Bahl & Gaynor has a big outsourcing model. Even though we’re a small company, we are regulated by the SEC, which mandates that we must do all the same things the bigger investment companies do; follow all the same guidelines, facilitate all the same security procedures and standards. So we have a lot of technologies in place, more servers and more applications than people in fact. One of my goals is to use technology to create efficiencies in order to not hire more people. We have been able to grow our assets under management and have not had to add people, and we have relied heavily on technology to help us do this. Industry-wide the trend I see is many more businesses going toward outsourcing; getting rid of IT departments, or IT departments using IT vendors. There is no less IT in business, in fact there is more and more reliance on IT and technology, but that reliance is going to the vendors, not internal IT departments.”

How do you stay abreast of what your competitors are doing in the IT space? 

“From an IT perspective, I really don’t see any competition at all, in fact I see our competitors as assets. I know just about all of them and have become friends with many of them. We go out to lunch or get coffee and we talk and brainstorm to figure out things that will help both of us.

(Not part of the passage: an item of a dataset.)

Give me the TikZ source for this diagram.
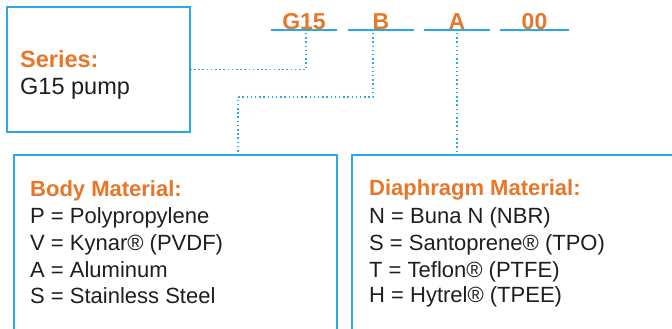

There are only twenty to thirty investment firms in town, and among them, there are only a handful of private firms who have the technologies that compare to what we’re doing, so we are a pretty tight-knit group and we try to help each other out. None of us want to see any of the others on the front page of the paper because they were hacked. That would create a lot of fear and inquiry among all our clients.  After 27 years, Bahl & Gaynor is now a very mature company and one of the most technologically advanced, so if anything, I think our competitors want to learn what they can from watching what products we are buying, what projects we are doing and how we are innovating with technology.”